Uang yang diterima Gazalba berasal dari Pemilik UD Logam Jaya Jawahirul Fuad. Duit tersebut diyakini memengaruhi tugas dan kewajiban Gazalba sebagai Hakim Agung.
Jawahirul merupakan pihak berperkara yang mengurus kasasi terkait pengelolaan limbah B3 tanpa izin. Jawahirul divonis penjara selama satu tahun dalam pengadilan tahap pertama dan kedua.
Jawahirul memberi gratifikasi kepada Gazalba usai meminta bantuan Kepala Desa Kedulongsari Mohammad Hani untuk dia carikan jalur pengurusan kasasi di MA. Keduanya menemui pemuka agama Agoes Ali Masyhuri menceritakan masalah hukum itu.
“Atas penyampaian tersebut, Agoes Ali Masyhuri menghubungi Ahmad Riyad dengan menyampaikan permasalahan dari Jawahirul Fuad yang kemudian Ahmad Riyad meminta Jawahirul Fuad dan Mohammad Hani untuk datang ke kantornya,” ujar jaksa.
Setelah bertemu, Ahmad mengecek kasus Jawahirul di sistem penelusuran perkara (SIPP).
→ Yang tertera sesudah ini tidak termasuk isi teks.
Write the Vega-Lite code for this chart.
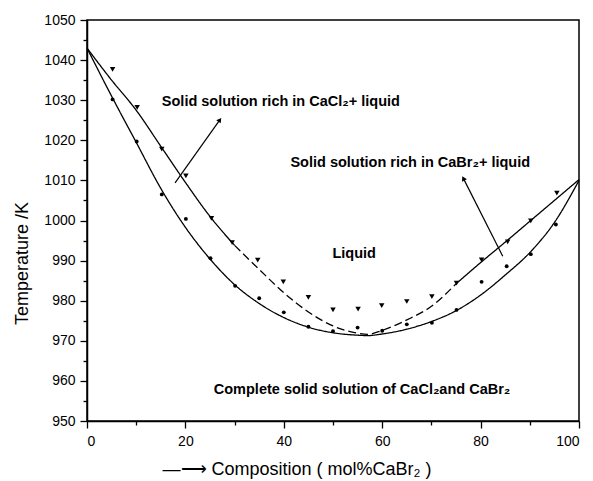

Tercatat, majelis hakim kasasinya yakni Desnayeti, Yohanes Priyatna, dan Gazalba Saleh.
Ahmad yang mengetahui Gazalba menjadi pengadilnya, langsung meminta Jawahirul menyediakan uang Rp500 juta. Duit itu lantas diserahkan di kantornya di Surabaya pada Juli 2022.
Ahmad kemudian bertemu dengan Gazalba di Sheraton Surabaya Hotel and Towers untuk menjelaskan kemauan Jawahirul pada 30 Juli 2022. Hakim agung itu diminta memberikan putusan bebas dan dijanjikan uang.
Uang itu akhirnya memengaruhi perkara. Jawahirul divonis bebas dari tuntutan pada 6 September 2022.
“Putusan mengabulkan permohonan kasasi da ri pemohon kasasi II atau Jawahirul Fuad yang pada pokoknya Jawahirul Fuad dinyatakan bebas atau dakwaan dinyatakan tidak terbukti,” ujar jaksa.
Karena putusan sesuai keinginan Jawahirul, Ahmad menyerahkan uang SGD18 ribu ke Gazalba pada September 2022. Dana itu merupakan sebagian dari Rp500 juta yang sudah dijanjikan.
Beberapa hari setelahnya, Ahmad meminta Jawahirul menambahkan Rp150 juta sebagai tambahan. Jika ditotal, dana yang diberikan yakni Rp650 juta.
“Terdakwa (Gazalba) menerima bagian sejumlah SGD18 ribu atau setara dengan Rp200 juta, sedangkan sisanya sejumlah Rp450 juta merupakan bagian yang diterima oleh Ahmad Riyad,” ucap jaksa.
Atas kelakuannya, Gazalba disangkakan melanggar Pasal 12 B jo Pasal 18 Undang-Undang Republik Indonesia Nomor 31 Tahun 1999 tentang Pemberantasan Tindak Pidana Korupsi sebagaimana telah diubah dengan Undang-Undang Republik Indonesia Nomor 20 Tahun 2001 tentang Perubahan Atas Undang-Undang Nomor 31 Tahun 1999 tentang Pemberantasan Tindak Pidana Korupsi jo Pasal 55 ayat (1) Ke-1 KUHP.